→ **Problem statement**:
Set down only those lines that fall from the line containing "Recreate this image as a Python" through the line containing "mda_letter_y = [None, 5.45, 2.90]", unchanged and without pictures.

→ **Records provided**:
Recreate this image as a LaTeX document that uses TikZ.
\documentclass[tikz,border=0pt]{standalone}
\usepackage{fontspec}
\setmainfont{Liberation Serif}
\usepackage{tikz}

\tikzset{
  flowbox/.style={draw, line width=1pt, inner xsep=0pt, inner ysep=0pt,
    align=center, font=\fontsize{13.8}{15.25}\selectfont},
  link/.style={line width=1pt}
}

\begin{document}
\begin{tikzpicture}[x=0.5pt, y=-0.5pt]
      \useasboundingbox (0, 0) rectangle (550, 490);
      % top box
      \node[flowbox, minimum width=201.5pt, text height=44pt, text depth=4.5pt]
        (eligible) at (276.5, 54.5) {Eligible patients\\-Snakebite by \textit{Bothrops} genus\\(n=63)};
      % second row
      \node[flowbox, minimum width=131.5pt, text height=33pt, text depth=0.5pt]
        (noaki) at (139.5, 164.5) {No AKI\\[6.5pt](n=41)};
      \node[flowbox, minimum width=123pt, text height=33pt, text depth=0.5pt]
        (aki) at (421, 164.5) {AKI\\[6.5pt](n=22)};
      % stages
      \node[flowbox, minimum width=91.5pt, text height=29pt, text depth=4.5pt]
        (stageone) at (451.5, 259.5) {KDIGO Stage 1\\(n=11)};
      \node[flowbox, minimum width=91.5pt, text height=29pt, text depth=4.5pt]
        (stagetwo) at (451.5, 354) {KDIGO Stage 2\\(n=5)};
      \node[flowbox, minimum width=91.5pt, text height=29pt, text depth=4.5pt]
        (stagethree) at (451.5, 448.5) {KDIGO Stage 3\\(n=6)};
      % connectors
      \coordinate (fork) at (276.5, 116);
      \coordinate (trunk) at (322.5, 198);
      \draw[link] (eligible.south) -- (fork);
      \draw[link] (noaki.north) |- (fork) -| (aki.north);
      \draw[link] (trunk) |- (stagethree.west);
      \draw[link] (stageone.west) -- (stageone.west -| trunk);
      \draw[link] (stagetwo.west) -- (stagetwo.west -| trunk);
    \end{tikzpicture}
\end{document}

---

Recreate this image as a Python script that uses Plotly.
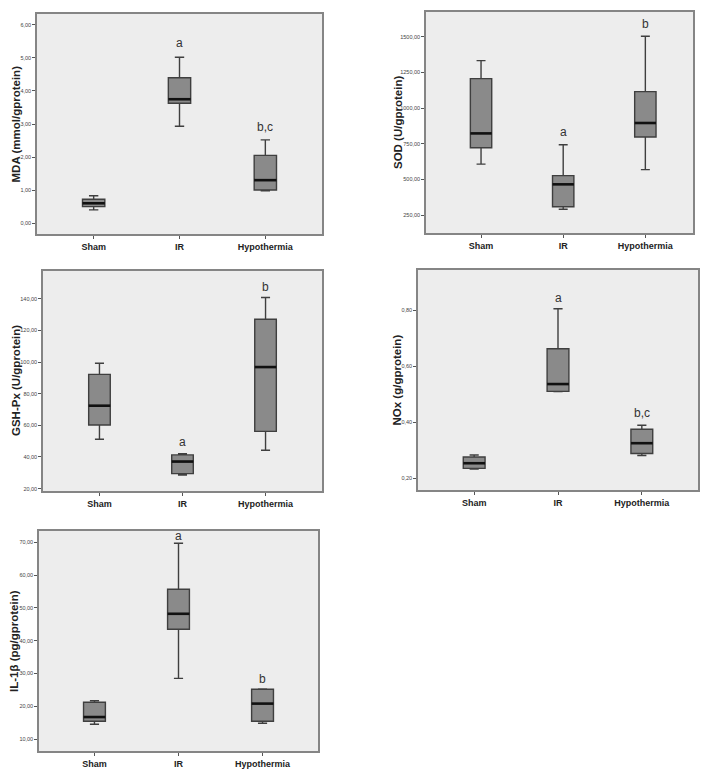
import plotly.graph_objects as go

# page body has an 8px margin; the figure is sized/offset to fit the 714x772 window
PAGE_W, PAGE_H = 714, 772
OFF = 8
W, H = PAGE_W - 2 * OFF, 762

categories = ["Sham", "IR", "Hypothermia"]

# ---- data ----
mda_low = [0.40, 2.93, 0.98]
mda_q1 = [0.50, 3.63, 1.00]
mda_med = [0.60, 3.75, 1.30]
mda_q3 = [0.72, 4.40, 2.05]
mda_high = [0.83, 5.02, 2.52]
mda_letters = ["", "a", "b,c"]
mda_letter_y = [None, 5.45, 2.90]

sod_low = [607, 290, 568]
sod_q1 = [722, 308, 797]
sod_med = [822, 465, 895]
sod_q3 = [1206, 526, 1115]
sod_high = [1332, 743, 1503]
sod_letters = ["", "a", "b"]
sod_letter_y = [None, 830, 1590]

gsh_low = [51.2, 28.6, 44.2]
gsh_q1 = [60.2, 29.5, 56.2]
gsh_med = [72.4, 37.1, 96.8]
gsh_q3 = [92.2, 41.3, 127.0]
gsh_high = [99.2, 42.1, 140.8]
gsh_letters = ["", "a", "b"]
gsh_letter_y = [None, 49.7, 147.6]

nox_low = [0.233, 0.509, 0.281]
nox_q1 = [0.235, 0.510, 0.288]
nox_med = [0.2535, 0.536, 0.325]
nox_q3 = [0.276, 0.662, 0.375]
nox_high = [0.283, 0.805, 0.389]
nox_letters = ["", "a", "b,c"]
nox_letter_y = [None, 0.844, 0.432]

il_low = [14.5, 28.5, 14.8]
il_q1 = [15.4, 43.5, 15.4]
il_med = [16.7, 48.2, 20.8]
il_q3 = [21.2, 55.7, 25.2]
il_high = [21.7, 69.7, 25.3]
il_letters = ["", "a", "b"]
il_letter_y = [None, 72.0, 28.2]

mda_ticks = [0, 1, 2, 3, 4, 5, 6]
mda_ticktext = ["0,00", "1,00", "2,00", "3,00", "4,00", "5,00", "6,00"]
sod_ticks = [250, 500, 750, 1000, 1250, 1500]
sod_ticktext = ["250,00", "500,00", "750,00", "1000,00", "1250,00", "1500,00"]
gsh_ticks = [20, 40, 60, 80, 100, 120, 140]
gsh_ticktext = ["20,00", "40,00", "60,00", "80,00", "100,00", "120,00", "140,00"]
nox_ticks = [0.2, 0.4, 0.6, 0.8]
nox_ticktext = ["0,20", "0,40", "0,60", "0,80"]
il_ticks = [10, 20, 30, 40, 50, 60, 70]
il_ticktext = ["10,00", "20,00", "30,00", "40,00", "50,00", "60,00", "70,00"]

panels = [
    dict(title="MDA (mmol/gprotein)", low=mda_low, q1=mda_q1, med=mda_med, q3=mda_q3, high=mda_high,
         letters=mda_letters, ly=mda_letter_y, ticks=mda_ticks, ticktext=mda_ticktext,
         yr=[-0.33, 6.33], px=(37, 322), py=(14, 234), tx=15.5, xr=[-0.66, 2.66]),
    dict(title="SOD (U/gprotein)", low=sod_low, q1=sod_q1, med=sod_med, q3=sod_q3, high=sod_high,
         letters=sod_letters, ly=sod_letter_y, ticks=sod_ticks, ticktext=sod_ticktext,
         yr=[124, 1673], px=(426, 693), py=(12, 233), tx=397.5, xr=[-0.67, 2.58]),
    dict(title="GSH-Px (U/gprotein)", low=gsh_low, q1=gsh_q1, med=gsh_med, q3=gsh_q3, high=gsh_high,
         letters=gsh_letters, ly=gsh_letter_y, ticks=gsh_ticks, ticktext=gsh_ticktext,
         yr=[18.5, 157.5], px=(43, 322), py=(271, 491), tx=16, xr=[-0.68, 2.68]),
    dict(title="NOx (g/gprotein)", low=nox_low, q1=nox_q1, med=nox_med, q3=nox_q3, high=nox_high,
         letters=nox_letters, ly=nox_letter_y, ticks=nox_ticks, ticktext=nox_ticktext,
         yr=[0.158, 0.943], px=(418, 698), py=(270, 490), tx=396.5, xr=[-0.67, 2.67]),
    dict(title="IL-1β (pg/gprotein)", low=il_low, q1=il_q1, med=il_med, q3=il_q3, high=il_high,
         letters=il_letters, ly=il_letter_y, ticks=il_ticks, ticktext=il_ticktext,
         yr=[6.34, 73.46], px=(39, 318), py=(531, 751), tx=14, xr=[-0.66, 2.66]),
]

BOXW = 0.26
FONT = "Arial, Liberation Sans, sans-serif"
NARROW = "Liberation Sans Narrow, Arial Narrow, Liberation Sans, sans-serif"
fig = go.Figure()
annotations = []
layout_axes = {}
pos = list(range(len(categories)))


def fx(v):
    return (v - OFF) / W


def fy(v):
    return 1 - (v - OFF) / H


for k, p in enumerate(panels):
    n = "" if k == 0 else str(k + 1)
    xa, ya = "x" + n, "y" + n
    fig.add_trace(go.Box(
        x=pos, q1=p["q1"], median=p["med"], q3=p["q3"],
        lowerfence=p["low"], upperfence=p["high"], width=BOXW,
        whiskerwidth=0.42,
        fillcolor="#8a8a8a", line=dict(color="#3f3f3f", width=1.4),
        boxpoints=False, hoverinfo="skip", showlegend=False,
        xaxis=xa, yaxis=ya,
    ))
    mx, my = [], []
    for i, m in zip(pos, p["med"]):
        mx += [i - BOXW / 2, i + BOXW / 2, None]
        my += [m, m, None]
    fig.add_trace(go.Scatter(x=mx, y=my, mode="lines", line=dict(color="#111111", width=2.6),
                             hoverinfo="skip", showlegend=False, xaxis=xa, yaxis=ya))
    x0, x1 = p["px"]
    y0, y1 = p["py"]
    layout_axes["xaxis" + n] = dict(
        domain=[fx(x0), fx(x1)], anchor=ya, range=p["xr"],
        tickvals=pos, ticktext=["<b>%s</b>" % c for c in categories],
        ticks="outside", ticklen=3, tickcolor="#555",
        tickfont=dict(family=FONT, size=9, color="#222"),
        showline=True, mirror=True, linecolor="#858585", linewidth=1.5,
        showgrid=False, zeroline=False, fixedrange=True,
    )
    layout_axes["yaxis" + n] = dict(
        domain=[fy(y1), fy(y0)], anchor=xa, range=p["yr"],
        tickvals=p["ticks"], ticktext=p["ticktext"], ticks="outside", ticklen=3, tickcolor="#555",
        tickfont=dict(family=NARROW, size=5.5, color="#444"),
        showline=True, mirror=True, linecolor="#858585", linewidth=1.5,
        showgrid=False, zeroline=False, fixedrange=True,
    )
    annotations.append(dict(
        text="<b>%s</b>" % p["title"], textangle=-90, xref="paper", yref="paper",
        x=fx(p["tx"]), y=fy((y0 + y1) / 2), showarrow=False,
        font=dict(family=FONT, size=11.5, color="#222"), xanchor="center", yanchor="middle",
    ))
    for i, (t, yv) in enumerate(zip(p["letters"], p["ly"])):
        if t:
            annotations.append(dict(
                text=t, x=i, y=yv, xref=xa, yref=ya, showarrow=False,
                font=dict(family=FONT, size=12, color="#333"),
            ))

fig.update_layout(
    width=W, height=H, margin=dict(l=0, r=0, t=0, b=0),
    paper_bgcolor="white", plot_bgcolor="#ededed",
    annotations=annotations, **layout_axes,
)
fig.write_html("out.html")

→ **Expected answer**:
Recreate this image as a Python script that uses Plotly.
import plotly.graph_objects as go

# page body has an 8px margin; the figure is sized/offset to fit the 714x772 window
PAGE_W, PAGE_H = 714, 772
OFF = 8
W, H = PAGE_W - 2 * OFF, 762

categories = ["Sham", "IR", "Hypothermia"]

# ---- data ----
mda_low = [0.40, 2.93, 0.98]
mda_q1 = [0.50, 3.63, 1.00]
mda_med = [0.60, 3.75, 1.30]
mda_q3 = [0.72, 4.40, 2.05]
mda_high = [0.83, 5.02, 2.52]
mda_letters = ["", "a", "b,c"]
mda_letter_y = [None, 5.45, 2.90]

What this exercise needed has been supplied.